Even cases with present and interpretable documentation produce blocked outcomes at a significant rate (62%). This reflects exchange collapses — where documentation of account credentials does not help when the institution has failed — and coercion cases, where documentation is structurally irrelevant. Documentation prevents some failures but not all.

Partial documentation produces outcomes between fully documented and undocumented cases, but closer to the absent end. Partial documentation — a seed phrase without a passphrase, wallet instructions without account credentials, a will that mentions Bitcoin without access details — often creates the expectation of recovery without providing the means to complete it. Heirs and executors may spend significant effort searching for documentation they believe exists before accepting that what they have is insufficient.

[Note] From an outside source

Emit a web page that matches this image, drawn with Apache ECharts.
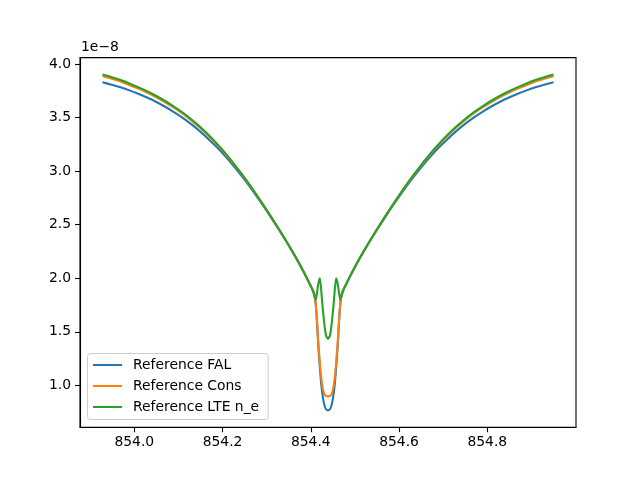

Documentation status at time of failure is distinct from documentation quality during the holder's lifetime. Many cases in the none-known category involved holders who had note-keeping practices but whose records were not found by heirs — either because they were stored separately from the Bitcoin assets, destroyed, or never communicated to anyone who would look for them.

Documentation and custody type

Documentation absence is not uniformly distributed across custody types. Self-custody arrangements — particularly hardware wallets and software wallets — are far more likely to have no documentation than exchange custody, where account credentials at minimum provide a starting point for heirs. Among self-custody cases in the archive, the most common documentation pattern is a wallet device that heirs can locate but cannot access, with no seed phrase backup.

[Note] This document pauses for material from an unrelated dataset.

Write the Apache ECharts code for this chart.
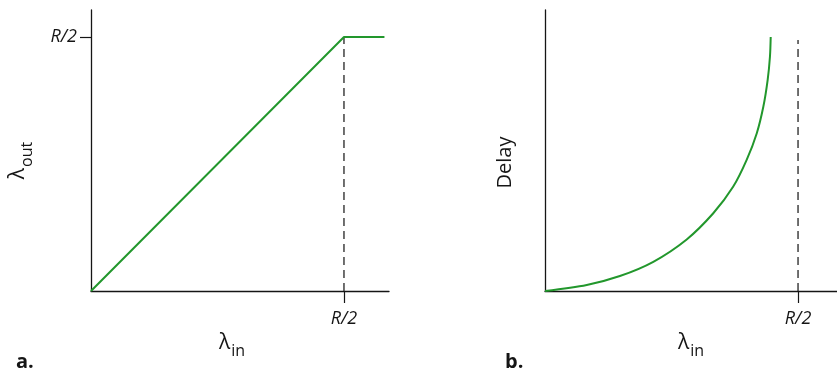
<!DOCTYPE html>
<html>
<head>
<meta charset="utf-8">
<script src="https://cdn.jsdelivr.net/npm/echarts@6/dist/echarts.min.js"></script>
<style>html,body{margin:0;padding:0;background:#fff}#c{width:837px;height:377px}</style>
</head>
<body>
<div id="c"></div>
<script>
// Panel a: throughput vs offered load (x, y in units of R/2)
const throughputX = [0, 1, 1.16];
const throughputY = [0, 1, 1];
// Panel b: delay vs offered load
const delayX = [0, 0.165, 0.296, 0.428, 0.560, 0.665, 0.744, 0.797, 0.837, 0.863, 0.880, 0.889, 0.892];
const delayY = [0, 0.024, 0.059, 0.115, 0.203, 0.306, 0.411, 0.516, 0.621, 0.726, 0.831, 0.922, 1.0];
// dashed guides at R/2
const guideAX = [1, 1], guideAY = [0, 1];
const guideBX = [1, 1], guideBY = [0, 0.988];
const tickLabel = 'R/2';
const panelLabels = ['a.', 'b.'];

const zip = (a, b) => a.map((v, i) => [v, b[i]]);
const green = '#22972c';
const ink = '#151515';
const lbl = {fontFamily: 'Open Sans', fontStyle: 'italic', fontSize: 18, color: ink};
const lamName = () => ({
  fontFamily: 'Open Sans', color: ink,
  rich: {
    l: {fontFamily: 'Open Sans', fontSize: 21, color: ink, verticalAlign: 'bottom', lineHeight: 24},
    s: {fontFamily: 'Open Sans', fontSize: 16, color: ink, verticalAlign: 'bottom', lineHeight: 24, padding: [0, 0, -6, 1]}
  }
});
const axLine = {lineStyle: {color: ink, width: 1.3}};

const chart = echarts.init(document.getElementById('c'));
chart.setOption({
  animation: false,
  backgroundColor: '#fff',
  title: [
    {text: panelLabels[0], left: 11, top: 347, textStyle: {fontFamily: 'Open Sans', fontWeight: 'bold', fontSize: 20, color: ink}},
    {text: panelLabels[1], left: 500, top: 347, textStyle: {fontFamily: 'Open Sans', fontWeight: 'bold', fontSize: 20, color: ink}}
  ],
  grid: [
    {left: 91, top: 10, width: 298, height: 281},
    {left: 545, top: 10, width: 292, height: 281}
  ],
  xAxis: [
    {gridIndex: 0, type: 'value', min: 0, max: 1.178, axisLine: axLine, splitLine: {show: false},
     axisTick: {customValues: [1], length: 12, lineStyle: {color: ink, width: 1.2}},
     axisLabel: Object.assign({customValues: [1], formatter: () => tickLabel, margin: 19}, lbl),
     name: '{l|λ}{s|in}', nameLocation: 'middle', nameGap: 34, nameTextStyle: Object.assign(lamName(), {padding: [0, 16, 0, 0]})},
    {gridIndex: 1, type: 'value', min: 0, max: 1.154, axisLine: axLine, splitLine: {show: false},
     axisTick: {customValues: [1], length: 12, lineStyle: {color: ink, width: 1.2}},
     axisLabel: Object.assign({customValues: [1], formatter: () => tickLabel, margin: 19}, lbl),
     name: '{l|λ}{s|in}', nameLocation: 'middle', nameGap: 34, nameTextStyle: lamName()}
  ],
  yAxis: [
    {gridIndex: 0, type: 'value', min: 0, max: 1.106, axisLine: axLine, splitLine: {show: false},
     axisTick: {customValues: [1], length: 11, lineStyle: {color: ink, width: 1.2}},
     axisLabel: Object.assign({customValues: [1], formatter: () => tickLabel, margin: 14}, lbl),
     name: '{l|λ}{s|out}', nameLocation: 'middle', nameGap: 62, nameTextStyle: Object.assign(lamName(), {padding: [0, 20, 0, 0]})},
    {gridIndex: 1, type: 'value', min: 0, max: 1.106, axisLine: axLine, splitLine: {show: false},
     axisTick: {show: false}, axisLabel: {show: false},
     name: 'Delay', nameLocation: 'middle', nameGap: 30,
     nameTextStyle: {fontFamily: 'Open Sans', fontSize: 20, color: ink, padding: [0, 24, 0, 0]}}
  ],
  series: [
    {type: 'line', xAxisIndex: 0, yAxisIndex: 0, data: zip(guideAX, guideAY), symbol: 'none',
     lineStyle: {color: '#222', width: 1.3, type: [8, 5]}},
    {type: 'line', xAxisIndex: 0, yAxisIndex: 0, data: zip(throughputX, throughputY), symbol: 'none',
     lineStyle: {color: green, width: 2}},
    {type: 'line', xAxisIndex: 1, yAxisIndex: 1, data: zip(guideBX, guideBY), symbol: 'none',
     lineStyle: {color: '#222', width: 1.3, type: [8, 5]}},
    {type: 'line', xAxisIndex: 1, yAxisIndex: 1, data: zip(delayX, delayY), symbol: 'none', smooth: 0.3,
     lineStyle: {color: green, width: 2}}
  ]
});
</script>
</body>
</html>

Multisig custody has a distinct documentation failure mode: the quorum setup and the roles of each signing participant may be undocumented even when individual key material is accessible. Heirs locate hardware wallets but cannot determine the threshold, the other participants, or the software required to construct a transaction.

Terms guide
Survived
Access remained possible under the reported conditions.
Constrained
Access remained possible, but only with delay, dependence, or significant difficulty.
Blocked
Access was not possible under the reported conditions.
Indeterminate
There was not enough information to determine the outcome.
Survivability
The degree to which a custody system maintains the possibility of authorized recovery under stress.
Archive inclusion criteria

This archive documents cases where a legitimate owner, heir, or authorized party encountered barriers accessing or recovering Bitcoin due to a failure in the custody arrangement. The central question for inclusion is: did the custody structure fail a legitimate access or recovery attempt?

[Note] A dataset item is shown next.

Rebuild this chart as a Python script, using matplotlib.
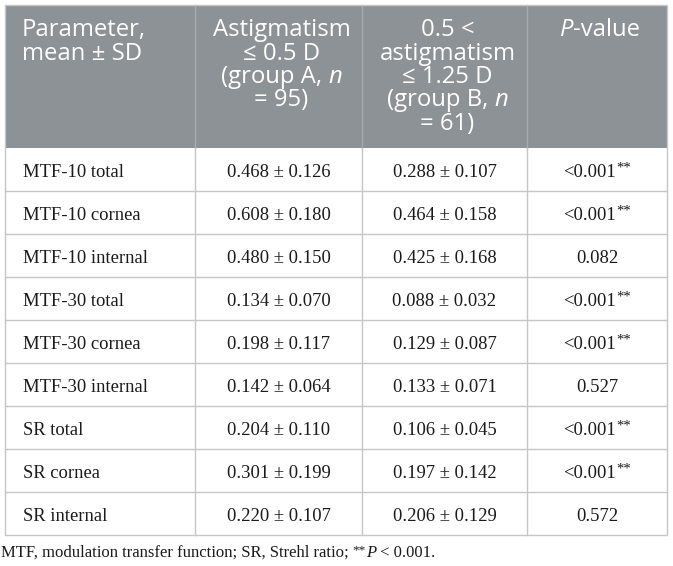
import matplotlib
matplotlib.use("Agg")
import matplotlib.pyplot as plt
from matplotlib.patches import Rectangle

# ---- data ----
parameters = ["MTF-10 total", "MTF-10 cornea", "MTF-10 internal",
              "MTF-30 total", "MTF-30 cornea", "MTF-30 internal",
              "SR total", "SR cornea", "SR internal"]
group_a = ["0.468 ± 0.126", "0.608 ± 0.180", "0.480 ± 0.150",
           "0.134 ± 0.070", "0.198 ± 0.117", "0.142 ± 0.064",
           "0.204 ± 0.110", "0.301 ± 0.199", "0.220 ± 0.107"]
group_b = ["0.288 ± 0.107", "0.464 ± 0.158", "0.425 ± 0.168",
           "0.088 ± 0.032", "0.129 ± 0.087", "0.133 ± 0.071",
           "0.106 ± 0.045", "0.197 ± 0.142", "0.206 ± 0.129"]
p_values = ["<0.001", "<0.001", "0.082", "<0.001", "<0.001", "0.527",
            "<0.001", "<0.001", "0.572"]
p_marks = ["**", "**", "", "**", "**", "", "**", "**", ""]

# header lines: list of runs (text, italic)
header_cols = [
    [[("Parameter,", False)], [("mean ± SD", False)]],
    [[("Astigmatism", False)], [("≤ 0.5 D", False)],
     [("(group A, ", False), ("n", True)], [("= 95)", False)]],
    [[("0.5 <", False)], [("astigmatism", False)], [("≤ 1.25 D", False)],
     [("(group B, ", False), ("n", True)], [("= 61)", False)]],
    [[("P", True), ("-value", False)]],
]
footnote = [("MTF, modulation transfer function; SR, Strehl ratio; ", False, 0),
            ("**", False, 1), ("P", True, 0), (" < 0.001.", False, 0)]

# ---- layout ----
W, H = 673, 566
fig = plt.figure(figsize=(W / 100, H / 100), dpi=100)
ax = fig.add_axes([0, 0, 1, 1])
ax.set_xlim(0, W)
ax.set_ylim(H, 0)
ax.axis("off")
fig.canvas.draw()
renderer = fig.canvas.get_renderer()

left, right, top, head_bot = 5, 667, 5, 148
col_x = [left, 195, 362, 527, right]
row_h = 43
n_rows = len(parameters)
bottom = head_bot + row_h * n_rows

HEAD_FILL = "#8c9295"
HEAD_LINE = "#a6abae"
GRID = "#c6c6c6"
SANS = ["Open Sans", "DejaVu Sans"]
SERIF = ["Liberation Serif", "DejaVu Serif"]

ax.add_patch(Rectangle((left, top), right - left, head_bot - top,
                       facecolor=HEAD_FILL, edgecolor="none", zorder=1))
for x in col_x[1:-1]:
    ax.plot([x, x], [top, head_bot], color=HEAD_LINE, lw=1.0, zorder=2)
    ax.plot([x, x], [head_bot, bottom], color=GRID, lw=1.0, zorder=2)
for i in range(1, n_rows):
    y = head_bot + i * row_h
    ax.plot([left, right], [y, y], color=GRID, lw=1.0, zorder=2)
ax.add_patch(Rectangle((left, top), right - left, bottom - top,
                       facecolor="none", edgecolor=GRID, lw=1.0, zorder=3))


def draw_runs(x, y, runs, ha, family, size, color, sup_size=None, sup_rise=5):
    texts = []
    for item in runs:
        txt, ital = item[0], item[1]
        sup = item[2] if len(item) > 2 else 0
        s = sup_size if (sup and sup_size) else size
        t = ax.text(0, y - (sup_rise if sup else 0), txt, family=family, fontsize=s,
                    style="italic" if ital else "normal", color=color,
                    ha="left", va="baseline", zorder=5)
        texts.append(t)
    widths = [t.get_window_extent(renderer).width for t in texts]
    total = sum(widths)
    if ha == "center":
        start = x - total / 2
    elif ha == "right":
        start = x - total
    else:
        start = x
    for t, w in zip(texts, widths):
        t.set_x(start)
        start += w


# header text
head_base0, head_pitch = 36, 23.5
head_size = 17.2
for c, lines in enumerate(header_cols):
    for j, runs in enumerate(lines):
        y = head_base0 + j * head_pitch
        if c == 0:
            draw_runs(col_x[0] + 17, y, runs, "left", SANS, head_size, "white")
        else:
            cx = (col_x[c] + col_x[c + 1]) / 2 + 3
            draw_runs(cx, y, runs, "center", SANS, head_size, "white")

# body text
body_size = 13.4
for i in range(n_rows):
    yb = head_bot + i * row_h + 29
    draw_runs(col_x[0] + 18, yb, [(parameters[i], False)], "left", SERIF, body_size, "#1a1a1a")
    draw_runs((col_x[1] + col_x[2]) / 2, yb, [(group_a[i], False)], "center", SERIF, body_size, "#1a1a1a")
    draw_runs((col_x[2] + col_x[3]) / 2, yb, [(group_b[i], False)], "center", SERIF, body_size, "#1a1a1a")
    runs = [(p_values[i], False)]
    if p_marks[i]:
        runs.append((p_marks[i], False, 1))
    draw_runs((col_x[3] + col_x[4]) / 2, yb, runs, "center", SERIF, body_size, "#1a1a1a",
              sup_size=10.5, sup_rise=5)

# footnote
draw_runs(1, 557, footnote, "left", SERIF, 12.0, "#1a1a1a", sup_size=9.5, sup_rise=4)

fig.savefig("out.png", dpi=100)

A case must satisfy all three of the following to be included:

  1. Legitimate access attempt. The person attempting to access or recover the Bitcoin was the owner, a designated heir, an executor, a legal authority, or another party with a legitimate claim — not a thief, attacker, or unauthorized third party.
  2. Custody structure failure. The failure was caused by a property of the custody arrangement — missing credentials, structural dependencies, documentation gaps, knowledge concentration, legal barriers, or institutional constraints — not market conditions, individual-level fraud or theft, or protocol-level issues. Platform-level failures that block legitimate user access are in scope regardless of their cause.
  3. Documentable outcome or access constraint. The case must have a stated or inferable outcome: access blocked, access constrained, access delayed, or access eventually achieved through a recovery path. Cases with entirely unknown outcomes are included only where the structural failure is documented and the constraint is unambiguous.
  • Owner death or incapacity — Bitcoin held in self-custody that becomes inaccessible to heirs or designated parties because credentials, documentation, or operational knowledge were not transferred
  • Passphrase loss — BIP39 passphrase forgotten or unavailable, blocking access to a funded wallet even where the seed phrase is present
  • Seed phrase or wallet backup unavailable — no independent recovery path existed or the backup was destroyed, lost, or never created
  • Device loss without independent backup — hardware wallet, phone, or computer lost or destroyed with no recovery path outside the device
  • Documentation absent or ambiguous — heirs or executors cannot determine that Bitcoin exists, which wallet holds it, or how to access it
  • Knowledge concentration — only one person knew the procedure, passphrase, or access method; that person is dead, incapacitated, or unreachable
  • Multisig quorum failure — a threshold signature arrangement cannot be completed because signers are unavailable, uncooperative, incapacitated, or have lost their keys
  • Legal authority / access mismatch — a court order, probate ruling, or power of attorney establishes legal entitlement but provides no technical path to access
  • Institutional custody barrier — exchange or platform hacks, insolvency, regulatory seizure, or operational failure that caused a access constraint or failure for legitimate users, whether temporary, prolonged, or permanent. The failure of the custodian to remain available or solvent is itself the in-scope event.
  • Forced relocation or geographic constraint — physical access to a device or location required for recovery is blocked by displacement, border restrictions, or political circumstances
  • Coercion — the holder was compelled under threat to transfer Bitcoin or disclose credentials during an access event
  • Hidden asset discovery — heirs or executors locate a wallet or account but cannot access it due to missing credentials or operational knowledge
  • Market losses, investment losses, yield scheme losses, or Ponzi scheme losses
  • Hacks or theft targeting an individual's personal security (phishing, SIM swap, social engineering, malware) where the custody architecture itself did not fail
  • Unauthorized transfers where the holder's custody system was not the cause of the failure
  • Ordinary transaction mistakes — wrong-address sends, fee errors, mistaken amounts
  • Protocol-level failures — cryptographic vulnerabilities, consensus bugs, firmware integrity failures
  • Deliberate burns or tribute burns
  • Cases where the stated loss is unverifiable and no structural custody failure is described

Cases are drawn from public sources including forum posts, news reporting, court documents, academic research, and direct submissions. Each case is reviewed against the inclusion criteria above before publication. Source material is retained and available on request for documented cases.

The archive is observational and descriptive. It does not attempt to document all Bitcoin custody failures — only those meeting the criteria above with sufficient documentation to describe the structural failure and its outcome.